C-667/13 Massa Insolvente do Banco Privado Português (BPP)

Contentverzamelaar

C-667/13 Massa Insolvente do Banco Privado Português (BPP)

Zie bijlage rechts  de verwijzingsuitspraak
Klik hier voor het volledige dossier van het Hof van Justitie

Termijnen: Motivering departement:   14 april 2014
(Concept-) schriftelijke opmerkingen:   1 mei 2014
Schriftelijke opmerkingen:                   31 mei 2014
Trefwoorden: staatssteun

Onderwerp
- VWEU artikel 107 (staatssteun);
- Verordening (EG) nr. 659/1999 van de Raad van 22 maart 1999 tot vaststelling van nadere bepalingen voor de toepassing van artikel 93 van het EG-Verdrag

De POR Staat (verzoeker) claimt een bedrag (€ 450 mln) uit een met een bankenconsortium gesloten leningsovereenkomst wegens verbeurd verklaren van een door hem gestelde persoonlijke zekerheid, plus de bedragen die zij als zekerheidspremies heeft bijgedragen.
De claim vloeit wordt gelegd wegens het oordeel van de EURCIE (in juli 2010) dat de genoemde leningen met de gemeenschappelijke markt onverenigbare steun betreffen omdat zij tegen een gunstige(re) rentevoet zijn verstrekt.

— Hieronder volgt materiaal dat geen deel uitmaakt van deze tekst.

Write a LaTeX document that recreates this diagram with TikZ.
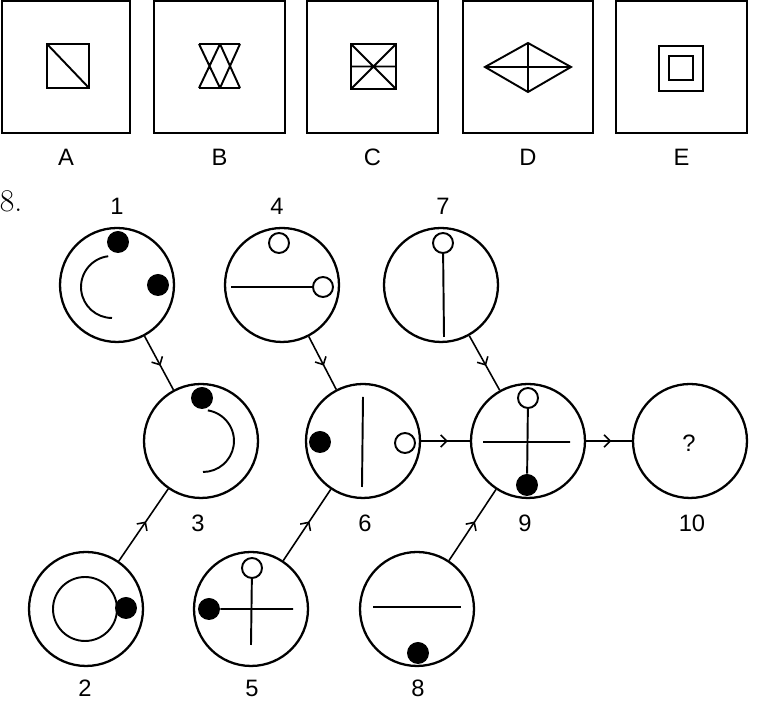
\documentclass[tikz,border=0pt]{standalone}
\usepackage{fontspec}
\setsansfont{Liberation Sans}
\usetikzlibrary{arrows.meta,decorations.markings}

\begin{document}
\begin{tikzpicture}[
    x=0.02cm, y=0.02cm,
    frame/.style={draw, line width=1.4pt},
    fig/.style={line width=1.1pt},
    bigc/.style={circle, draw, line width=1.3pt, minimum size=2.28cm, inner sep=0pt},
    dot/.style={circle, fill=black, minimum size=0.44cm, inner sep=0pt},
    hole/.style={circle, draw, line width=1.1pt, minimum size=0.40cm, inner sep=0pt},
    lbl/.style={font=\sffamily\fontsize{13.5}{15}\selectfont},
    flow/.style={line width=0.9pt, decoration={markings,
        mark=at position 0.55 with {\arrow{Straight Barb[length=3.5pt,width=7pt,line width=0.9pt]}}},
        postaction={decorate}}
]
\useasboundingbox (0,0) rectangle (762,720);
% answer boxes A--E
\foreach \n/\xa/\xb in {A/2/130, B/154/285, C/307/438, D/463/593, E/616/747} {
    \draw[frame] (\xa,719) rectangle (\xb,587);
    \node[lbl] (lab\n) at ({(\xa+\xb)/2},563) {\n};
}
% A
\draw[fig] (47,676) rectangle (89,632) (47,676) -- (89,632);
% B
\draw[fig] (199,676) -- (240,676) (199,632) -- (240,632)
    (199,676) -- (220,632) (220,676) -- (199,632)
    (220,676) -- (240,632) (240,676) -- (220,632);
% C
\draw[fig] (351,676) rectangle (396,631) (351,653.5) -- (396,653.5)
    (351,676) -- (396,631) (396,676) -- (351,631);
% D
\draw[fig] (485,653) -- (528,677) -- (571,653) -- (528,628) -- cycle
    (485,653) -- (571,653) (528,677) -- (528,628);
% E
\draw[fig] (659,674) rectangle (703,629) (669,664) rectangle (693,640);

% problem 8
\node[font=\fontsize{18}{20}\selectfont] (num) at (11,519) {8.};
\foreach \i/\x/\y in {1/117/435, 4/282/435, 7/441/435,
                      3/201/279, 6/363/279, 9/528/279, 10/690/279,
                      2/86/111, 5/251/111, 8/417/111} {
    \node[bigc] (n\i) at (\x,\y) {};
}
\foreach \i/\x/\y in {1/117/514, 4/277/514, 7/443/514,
                      3/198/197, 6/365/197, 9/525/197, 10/692/197,
                      2/85/32, 5/252/32, 8/418/32} {
    \node[lbl] (t\i) at (\x,\y) {\i};
}
% 1
\node[dot] (d1a) at (118,478) {};
\node[dot] (d1b) at (158,435) {};
\draw[fig] (112,433) ++(97:0.62cm) arc[start angle=97, end angle=270, radius=0.62cm];
% 4
\node[hole] (h4a) at (279,477) {};
\node[hole] (h4b) at (323,433) {};
\coordinate (e4) at (231,433);
\draw[fig] (e4) -- (h4b);
% 7
\node[hole] (h7) at (443,477) {};
\coordinate (e7) at (444,383);
\draw[fig] (h7) -- (e7);
% 3
\node[dot] (d3) at (202,322) {};
\draw[fig] (203,279) ++(81:0.62cm) arc[start angle=81, end angle=-90, radius=0.62cm];
% 6
\node[dot] (d6) at (320,278) {};
\node[hole] (h6) at (405,277) {};
\draw[fig] (363,323) -- (362,233);
% 9
\node[hole] (h9) at (528,322) {};
\node[dot] (d9) at (527,235) {};
\draw[fig] (h9) -- (d9) (483,278) -- (570,278);
% 10
\node[lbl] (q10) at (689,277) {?};
% 2
\node[circle, draw, line width=1.1pt, minimum size=1.28cm, inner sep=0pt] (r2) at (85,111) {};
\node[dot] (d2) at (126,112) {};
% 5
\node[hole] (h5) at (252,152) {};
\node[dot] (d5) at (209,111) {};
\coordinate (e5a) at (251,75);
\coordinate (e5b) at (293,111);
\draw[fig] (h5) -- (e5a) (d5) -- (e5b);
% 8
\node[dot] (d8) at (418,67) {};
\draw[fig] (373,113) -- (461,113);

% connectors
\draw[flow] (n1) -- (n3);
\draw[flow] (n2) -- (n3);
\draw[flow] (n4) -- (n6);
\draw[flow] (n5) -- (n6);
\draw[flow] (n6) -- (n9);
\draw[flow] (n7) -- (n9);
\draw[flow] (n8) -- (n9);
\draw[flow] (n9) -- (n10);
\end{tikzpicture}
\end{document}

De EURCIE eist dan ook dat de steun wordt terugbetaald.
Verweerster BPP is het met het terugvorderingsbesluit van de EURCIE niet eens. Het besluit zou onder meer gebaseerd zijn op het feit dat de POR Staat procedureregels heeft geschonden: de Staat heeft verzuimd binnen zes maanden een herstelplan in te dienen en in dat geval volgt altijd de eis tot terugbetaling. De door de Staat gestelde zekerheid betreft noodsteun waar verzoekster geen economisch voordeel van heeft gehad en dus haar positie ten opzichte van concurrenten niet heeft versterkt.
BPP heeft ondertussen een verzoek tot nietigverklaring van het besluit ingediend bij het Gerecht (lopende zaak T-487/11).
De POR Staat stelt dat de POR rechter niet bevoegd is om zich over de rechtmatigheid en uitvoerbaarheid van het CIEbesluit uit te laten.
De rechter in eerste aanleg schort de zaak op wegens litispendentie.

De verwijzende POR rechter (Handelsrechtbank Lissabon) is van oordeel dat het besluit niet naar behoren gemotiveerd is; bovendien lijken motivering en dictum tegenstrijdig. Hij legt het HvJEU onderstaande vragen voor:
1 Is het besluit aangetast door een motiveringsgebrek doordat:
a) daarin niet is aangegeven waarom de door de Portugese Staat gestelde zekerheid het handelsverkeer tussen de lidstaten ongunstig beïnvloedt;
b) daarin niet wordt toegelicht waarom de in de vorm van een zekerheid verleende steun – die aanvankelijk werd geacht te vallen onder artikel 107, lid 3, VWEU – achteraf onverenigbaar met de gemeenschappelijke markt werd verklaard?
2 Is het besluit gebrekkig wegens een tegenstrijdigheid tussen de motivering en het dispositief ervan op het punt van het tijdstip vanaf hetwelk de [steun] onrechtmatig wordt geacht: 5 december 2008 of 5 juni 2009?
3 Druist het besluit in tegen artikel 107, lid 1, VWEU, voor zover de verleende steun het handelsverkeer tussen de lidstaten niet ongunstig heeft beïnvloed, met name rekening houdende met het doel van de lening en het gebruik dat er daadwerkelijk van is gemaakt, en met het feit dat de begunstigde zijn werkzaamheden sinds 1 december 2008 heeft stilgelegd?
4 Druist het besluit in tegen artikel 107, lid 3, VWEU, gelet op het feit dat de steun ertoe strekte een ernstige verstoring in de economie van een lidstaat op te heffen, en deze steun om die reden verenigbaar met de gemeenschappelijke markt is?
(subsidiair) de volgende relevante vraag worden toegevoegd:
5 Staan de leden 1 en 2 [van artikel 14] van verordening nr. 65[9]/1999 eraan in de weg dat het terug te vorderen bedrag in het concrete geval wordt verminderd wanneer die bepaling zonder discriminatie van toepassing is op alle schuldeisers van de insolvente onderneming?